Fate. Choice. Chance.

A little kid named Macaulay Culkin is ten years old (1991) and he's made more money last year than I've made in all my life. I'm fifty-eight. When I was ten I got an allowance. My allowance could buy important things like penny candy. Macaulay Culkin has wider options. He can buy Panama or Albania or Sri Lanka.

I'm sure that I have some talent and maybe I've made some contribution to our larger society. Let's see? I'm an inventor, an illustrator and artist, a writer, an innovator, a raconteur. I don't have three nickels to rub together.

Macaulay Culkin is cute. When I was ten I bet I was cute...It's tough for kids to be ugly. Even when they are ugly there's something cute about them and that's probably because people expect them to grow out of being ugly (which is kind of cute). On the other hand a lot of cute kids aren't going to stay that way. Check out the pictures. Charlie Chaplin hung out with Jackie Coogan when Coogan was five.It was a long way from being The Kid to Uncle Fester.

When I was eleven I was a choirboy. I got paid to sing stuff that David the psalmist and a bunch of Victorians who he never knew all wrote and it pleased in particular the biddies in the pews. The audience makes the difference. It does! Macaulay Culkin had about a hundred and fifty million admirers. Actually I would have needed only one doting dowager to put me in her will and I would have had it made. At ten or eleven kids on their own aren't capable of plotting scenarios wherein a wealthy spinster will fall under a spell. It's nice if they can sing Mozart or Matthews or Mendelssohn or whoever so well that old ladies might very well run home and re-write wills. Rich Episcopal ladies might be nuts but I suppose you need an agent to remind them of the things that are worth money.
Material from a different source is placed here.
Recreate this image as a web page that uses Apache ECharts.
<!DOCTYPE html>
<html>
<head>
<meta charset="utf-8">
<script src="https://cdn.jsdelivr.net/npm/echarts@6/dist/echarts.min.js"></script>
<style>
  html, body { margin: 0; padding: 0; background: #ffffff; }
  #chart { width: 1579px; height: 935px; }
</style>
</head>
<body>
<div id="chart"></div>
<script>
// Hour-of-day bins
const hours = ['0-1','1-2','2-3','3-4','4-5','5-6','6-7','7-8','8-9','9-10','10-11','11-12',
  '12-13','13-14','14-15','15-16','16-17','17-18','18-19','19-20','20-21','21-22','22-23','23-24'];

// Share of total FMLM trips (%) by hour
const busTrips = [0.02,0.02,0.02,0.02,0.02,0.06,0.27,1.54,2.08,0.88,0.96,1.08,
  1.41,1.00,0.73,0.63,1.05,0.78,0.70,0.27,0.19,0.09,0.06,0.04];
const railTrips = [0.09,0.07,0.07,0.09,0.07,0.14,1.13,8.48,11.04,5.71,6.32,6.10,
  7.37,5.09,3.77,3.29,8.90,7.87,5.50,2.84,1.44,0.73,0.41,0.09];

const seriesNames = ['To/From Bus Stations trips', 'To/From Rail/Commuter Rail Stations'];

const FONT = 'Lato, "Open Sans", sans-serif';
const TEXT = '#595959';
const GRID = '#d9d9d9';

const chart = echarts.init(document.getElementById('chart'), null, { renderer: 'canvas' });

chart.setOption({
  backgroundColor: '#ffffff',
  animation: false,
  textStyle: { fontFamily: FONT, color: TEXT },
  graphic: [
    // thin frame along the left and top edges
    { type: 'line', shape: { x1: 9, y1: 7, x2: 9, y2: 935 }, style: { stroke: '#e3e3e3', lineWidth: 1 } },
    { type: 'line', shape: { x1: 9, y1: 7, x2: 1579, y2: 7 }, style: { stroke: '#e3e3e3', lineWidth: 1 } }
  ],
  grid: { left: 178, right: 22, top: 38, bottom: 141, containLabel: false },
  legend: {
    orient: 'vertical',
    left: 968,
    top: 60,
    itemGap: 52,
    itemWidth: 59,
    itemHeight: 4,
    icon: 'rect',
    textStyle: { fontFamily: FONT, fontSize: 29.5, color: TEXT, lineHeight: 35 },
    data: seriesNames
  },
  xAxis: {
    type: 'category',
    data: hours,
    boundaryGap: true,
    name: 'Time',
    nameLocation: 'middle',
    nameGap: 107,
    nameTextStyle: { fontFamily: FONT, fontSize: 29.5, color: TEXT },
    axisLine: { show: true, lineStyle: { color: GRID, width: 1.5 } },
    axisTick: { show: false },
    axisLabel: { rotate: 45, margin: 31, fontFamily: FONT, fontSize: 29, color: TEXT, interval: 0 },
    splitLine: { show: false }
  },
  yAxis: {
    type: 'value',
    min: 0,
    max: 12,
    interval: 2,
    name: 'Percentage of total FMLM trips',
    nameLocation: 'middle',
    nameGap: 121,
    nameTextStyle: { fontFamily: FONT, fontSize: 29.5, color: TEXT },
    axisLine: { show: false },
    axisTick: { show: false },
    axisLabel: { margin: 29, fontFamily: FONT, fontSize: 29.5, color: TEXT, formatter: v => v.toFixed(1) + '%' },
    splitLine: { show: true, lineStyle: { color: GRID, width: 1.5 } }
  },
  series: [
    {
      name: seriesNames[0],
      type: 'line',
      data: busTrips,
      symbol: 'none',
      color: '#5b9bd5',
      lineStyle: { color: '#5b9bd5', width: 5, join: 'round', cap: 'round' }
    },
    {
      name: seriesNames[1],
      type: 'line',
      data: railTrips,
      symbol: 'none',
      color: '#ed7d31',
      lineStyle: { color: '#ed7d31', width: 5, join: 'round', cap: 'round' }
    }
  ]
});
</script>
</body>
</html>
Chances are choirboys would have a greater chance, or risk, of appealing to choirmasters, priests or pervs in the pews who think that they (the boys) are cute.

There's a distinction between an abstract audience that looks at an affection from afar and old ladies who are quite content with head-patting, cheek twecking and — if allowed — giving a moldy hug and those guys who view fulfillment as jumping into bed with a twelve year old soprano who might not be so appealing when or if he becomes a Basso Buffo.